**What needs to be done:** Where a line holds "that", copy it.

Figure scripts
☆ ☆ ☆
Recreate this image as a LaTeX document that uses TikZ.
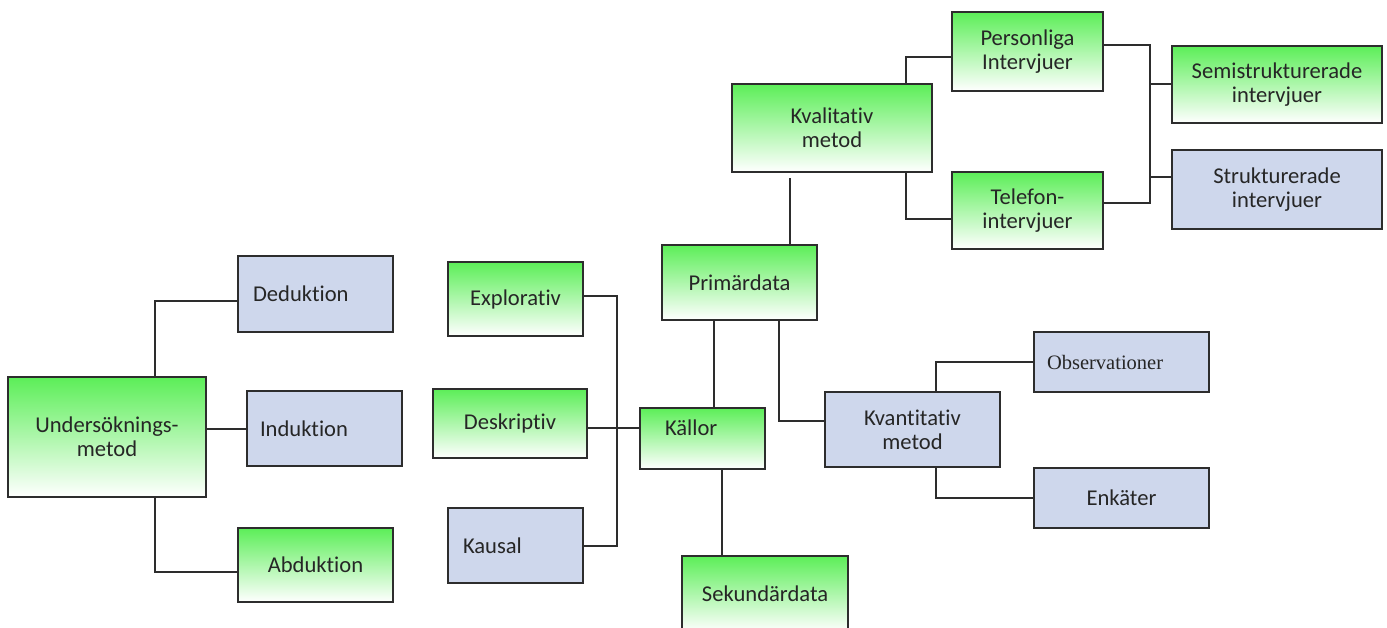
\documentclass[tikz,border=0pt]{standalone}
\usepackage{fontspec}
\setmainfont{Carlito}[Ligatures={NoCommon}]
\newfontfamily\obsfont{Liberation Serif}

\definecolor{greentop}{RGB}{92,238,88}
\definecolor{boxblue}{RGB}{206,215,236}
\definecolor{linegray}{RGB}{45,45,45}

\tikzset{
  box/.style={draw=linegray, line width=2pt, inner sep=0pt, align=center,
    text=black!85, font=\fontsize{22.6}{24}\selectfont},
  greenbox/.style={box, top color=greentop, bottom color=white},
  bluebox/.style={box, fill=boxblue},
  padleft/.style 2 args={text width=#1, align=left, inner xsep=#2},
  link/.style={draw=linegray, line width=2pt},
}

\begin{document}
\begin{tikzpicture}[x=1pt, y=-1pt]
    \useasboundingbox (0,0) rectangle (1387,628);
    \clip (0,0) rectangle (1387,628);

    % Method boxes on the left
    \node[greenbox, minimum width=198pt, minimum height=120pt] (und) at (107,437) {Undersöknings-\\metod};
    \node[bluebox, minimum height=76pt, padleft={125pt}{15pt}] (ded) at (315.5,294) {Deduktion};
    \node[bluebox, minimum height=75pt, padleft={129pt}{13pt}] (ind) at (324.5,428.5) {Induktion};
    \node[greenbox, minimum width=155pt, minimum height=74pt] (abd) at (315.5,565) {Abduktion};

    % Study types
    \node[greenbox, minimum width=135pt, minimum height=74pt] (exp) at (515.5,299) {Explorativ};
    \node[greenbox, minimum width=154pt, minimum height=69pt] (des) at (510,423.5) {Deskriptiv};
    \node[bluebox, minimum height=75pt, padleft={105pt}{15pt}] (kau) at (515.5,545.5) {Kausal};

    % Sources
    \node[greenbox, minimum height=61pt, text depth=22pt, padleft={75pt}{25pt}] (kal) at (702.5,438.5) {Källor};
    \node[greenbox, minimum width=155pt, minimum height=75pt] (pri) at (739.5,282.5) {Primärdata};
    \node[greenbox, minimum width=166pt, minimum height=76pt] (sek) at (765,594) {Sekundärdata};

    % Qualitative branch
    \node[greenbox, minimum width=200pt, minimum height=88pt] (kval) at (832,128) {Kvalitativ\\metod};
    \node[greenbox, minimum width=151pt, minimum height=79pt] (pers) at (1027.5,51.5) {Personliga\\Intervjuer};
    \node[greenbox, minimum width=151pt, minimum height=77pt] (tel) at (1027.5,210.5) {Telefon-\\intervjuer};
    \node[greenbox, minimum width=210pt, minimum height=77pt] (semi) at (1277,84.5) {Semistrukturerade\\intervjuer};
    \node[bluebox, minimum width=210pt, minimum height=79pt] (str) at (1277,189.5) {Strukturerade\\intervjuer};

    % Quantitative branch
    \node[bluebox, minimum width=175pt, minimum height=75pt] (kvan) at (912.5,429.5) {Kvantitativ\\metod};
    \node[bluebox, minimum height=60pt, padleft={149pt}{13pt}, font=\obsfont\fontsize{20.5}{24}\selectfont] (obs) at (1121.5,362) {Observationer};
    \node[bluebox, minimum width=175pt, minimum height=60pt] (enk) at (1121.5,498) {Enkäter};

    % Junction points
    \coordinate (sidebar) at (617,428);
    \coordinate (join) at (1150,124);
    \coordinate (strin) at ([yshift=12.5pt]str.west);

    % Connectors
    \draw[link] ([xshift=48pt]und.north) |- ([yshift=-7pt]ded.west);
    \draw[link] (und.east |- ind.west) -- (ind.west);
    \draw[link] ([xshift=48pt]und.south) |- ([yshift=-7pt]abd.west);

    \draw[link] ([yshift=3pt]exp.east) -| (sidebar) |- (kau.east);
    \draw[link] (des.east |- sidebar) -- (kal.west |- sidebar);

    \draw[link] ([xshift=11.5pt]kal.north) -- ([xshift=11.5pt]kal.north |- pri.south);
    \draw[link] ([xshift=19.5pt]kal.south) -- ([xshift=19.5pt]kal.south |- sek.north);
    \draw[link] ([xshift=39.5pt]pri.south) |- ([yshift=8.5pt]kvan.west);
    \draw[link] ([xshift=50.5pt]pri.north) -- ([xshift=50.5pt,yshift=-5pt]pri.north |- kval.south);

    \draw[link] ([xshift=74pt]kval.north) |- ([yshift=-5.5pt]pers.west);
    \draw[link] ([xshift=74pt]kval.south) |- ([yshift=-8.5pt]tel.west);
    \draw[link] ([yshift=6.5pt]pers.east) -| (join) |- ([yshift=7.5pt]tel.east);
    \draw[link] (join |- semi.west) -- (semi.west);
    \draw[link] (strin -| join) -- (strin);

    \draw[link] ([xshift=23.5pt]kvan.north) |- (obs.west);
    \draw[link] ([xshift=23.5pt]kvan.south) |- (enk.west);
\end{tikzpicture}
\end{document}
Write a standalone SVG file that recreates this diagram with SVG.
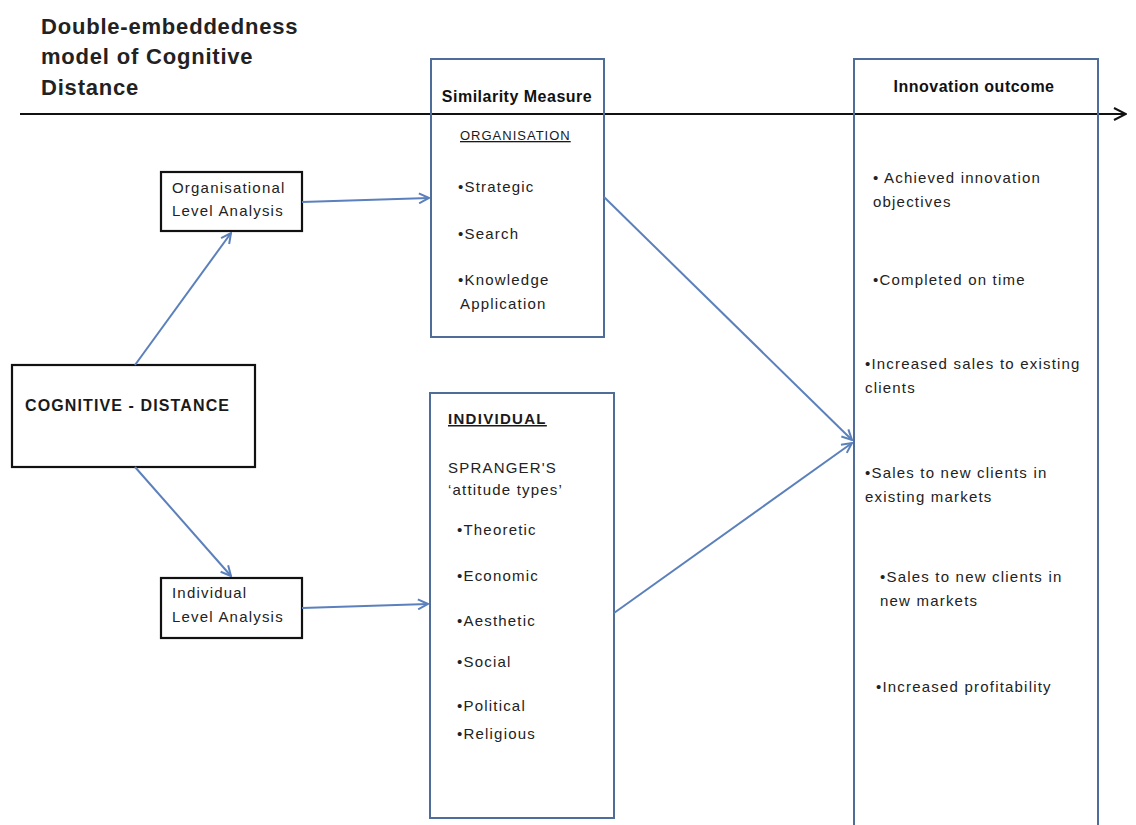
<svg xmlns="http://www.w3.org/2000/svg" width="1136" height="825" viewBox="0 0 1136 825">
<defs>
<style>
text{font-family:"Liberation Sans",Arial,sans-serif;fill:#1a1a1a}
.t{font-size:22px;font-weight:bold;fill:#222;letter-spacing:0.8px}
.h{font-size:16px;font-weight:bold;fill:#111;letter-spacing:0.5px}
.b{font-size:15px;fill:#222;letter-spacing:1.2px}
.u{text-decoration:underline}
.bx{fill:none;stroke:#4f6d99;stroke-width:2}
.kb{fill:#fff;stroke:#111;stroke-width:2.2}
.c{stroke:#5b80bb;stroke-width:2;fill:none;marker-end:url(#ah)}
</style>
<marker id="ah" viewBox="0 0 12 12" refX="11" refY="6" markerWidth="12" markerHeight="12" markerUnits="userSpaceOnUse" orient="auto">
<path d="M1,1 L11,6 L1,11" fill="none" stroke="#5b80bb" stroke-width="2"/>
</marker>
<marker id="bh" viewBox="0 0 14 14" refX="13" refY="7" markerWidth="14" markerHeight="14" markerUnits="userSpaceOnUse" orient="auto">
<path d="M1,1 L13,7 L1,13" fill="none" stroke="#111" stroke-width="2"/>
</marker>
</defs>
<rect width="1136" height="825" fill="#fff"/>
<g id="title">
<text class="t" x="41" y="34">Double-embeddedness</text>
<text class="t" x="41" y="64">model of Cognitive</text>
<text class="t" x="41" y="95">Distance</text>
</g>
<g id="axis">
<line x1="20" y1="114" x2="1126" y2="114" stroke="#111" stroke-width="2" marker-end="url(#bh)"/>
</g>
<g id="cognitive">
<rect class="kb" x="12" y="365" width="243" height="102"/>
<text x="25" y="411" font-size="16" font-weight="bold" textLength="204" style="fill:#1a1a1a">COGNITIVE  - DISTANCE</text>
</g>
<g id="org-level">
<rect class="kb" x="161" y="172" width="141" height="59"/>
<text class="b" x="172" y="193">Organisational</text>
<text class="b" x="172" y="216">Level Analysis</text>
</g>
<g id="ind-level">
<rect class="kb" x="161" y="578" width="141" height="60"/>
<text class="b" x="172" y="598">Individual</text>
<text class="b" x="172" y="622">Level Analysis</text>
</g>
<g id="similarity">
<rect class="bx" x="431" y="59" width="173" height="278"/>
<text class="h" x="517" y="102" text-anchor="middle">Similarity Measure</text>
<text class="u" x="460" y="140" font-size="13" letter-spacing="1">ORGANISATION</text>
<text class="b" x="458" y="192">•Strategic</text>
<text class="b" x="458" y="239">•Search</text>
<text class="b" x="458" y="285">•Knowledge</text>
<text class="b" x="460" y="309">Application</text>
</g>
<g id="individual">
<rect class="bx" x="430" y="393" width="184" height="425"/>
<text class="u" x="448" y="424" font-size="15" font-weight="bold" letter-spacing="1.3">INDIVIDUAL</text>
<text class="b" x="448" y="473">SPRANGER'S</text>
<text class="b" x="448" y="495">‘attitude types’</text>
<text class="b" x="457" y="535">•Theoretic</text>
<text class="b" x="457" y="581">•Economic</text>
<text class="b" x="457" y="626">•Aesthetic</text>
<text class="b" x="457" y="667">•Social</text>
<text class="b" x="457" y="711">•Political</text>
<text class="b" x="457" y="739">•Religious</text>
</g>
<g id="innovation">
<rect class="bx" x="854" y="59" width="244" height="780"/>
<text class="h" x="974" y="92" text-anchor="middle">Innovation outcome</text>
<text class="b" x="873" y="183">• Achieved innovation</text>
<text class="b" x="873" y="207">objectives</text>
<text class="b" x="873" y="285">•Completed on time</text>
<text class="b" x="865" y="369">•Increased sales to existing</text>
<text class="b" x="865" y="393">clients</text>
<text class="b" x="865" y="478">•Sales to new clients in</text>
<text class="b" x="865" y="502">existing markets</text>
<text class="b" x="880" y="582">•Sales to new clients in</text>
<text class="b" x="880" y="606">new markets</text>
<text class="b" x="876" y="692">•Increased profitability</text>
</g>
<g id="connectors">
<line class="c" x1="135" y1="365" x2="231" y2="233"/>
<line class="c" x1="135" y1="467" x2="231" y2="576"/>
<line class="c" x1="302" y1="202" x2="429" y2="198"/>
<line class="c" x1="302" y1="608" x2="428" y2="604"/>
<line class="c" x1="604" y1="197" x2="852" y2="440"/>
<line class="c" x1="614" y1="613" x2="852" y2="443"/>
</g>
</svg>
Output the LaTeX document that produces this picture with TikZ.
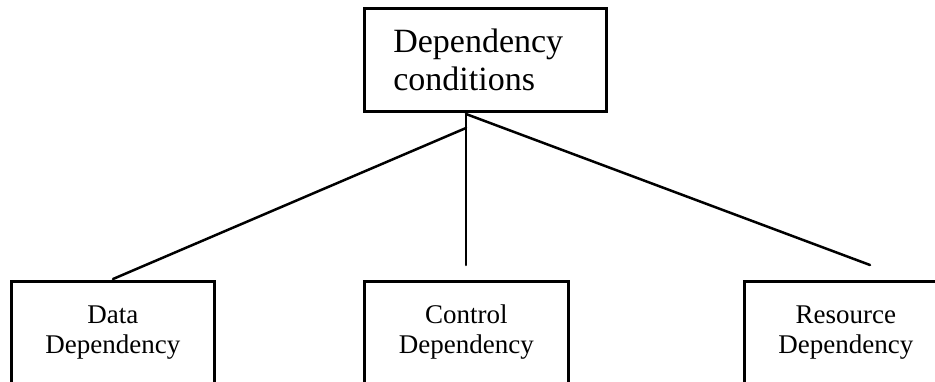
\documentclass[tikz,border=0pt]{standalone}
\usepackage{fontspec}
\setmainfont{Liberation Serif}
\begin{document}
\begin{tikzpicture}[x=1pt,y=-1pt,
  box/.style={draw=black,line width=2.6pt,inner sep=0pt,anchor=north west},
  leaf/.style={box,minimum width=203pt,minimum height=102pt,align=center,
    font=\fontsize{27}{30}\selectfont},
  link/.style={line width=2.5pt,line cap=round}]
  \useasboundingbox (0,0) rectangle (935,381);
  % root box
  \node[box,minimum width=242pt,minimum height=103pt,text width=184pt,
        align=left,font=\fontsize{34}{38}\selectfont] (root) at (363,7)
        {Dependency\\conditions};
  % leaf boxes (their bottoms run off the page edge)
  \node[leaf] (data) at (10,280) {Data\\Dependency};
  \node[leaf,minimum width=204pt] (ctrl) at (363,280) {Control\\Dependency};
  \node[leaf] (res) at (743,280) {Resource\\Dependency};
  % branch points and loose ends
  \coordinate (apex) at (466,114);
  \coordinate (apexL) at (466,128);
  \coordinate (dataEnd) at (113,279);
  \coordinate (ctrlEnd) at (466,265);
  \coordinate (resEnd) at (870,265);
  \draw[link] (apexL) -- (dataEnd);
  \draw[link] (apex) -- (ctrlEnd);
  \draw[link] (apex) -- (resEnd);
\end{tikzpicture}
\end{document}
☆ ☆ ☆
**Expected answer:**
Recreate this image as a LaTeX document that uses TikZ.
Write a standalone SVG file that recreates this diagram with SVG.
Output the LaTeX document that produces this picture with TikZ.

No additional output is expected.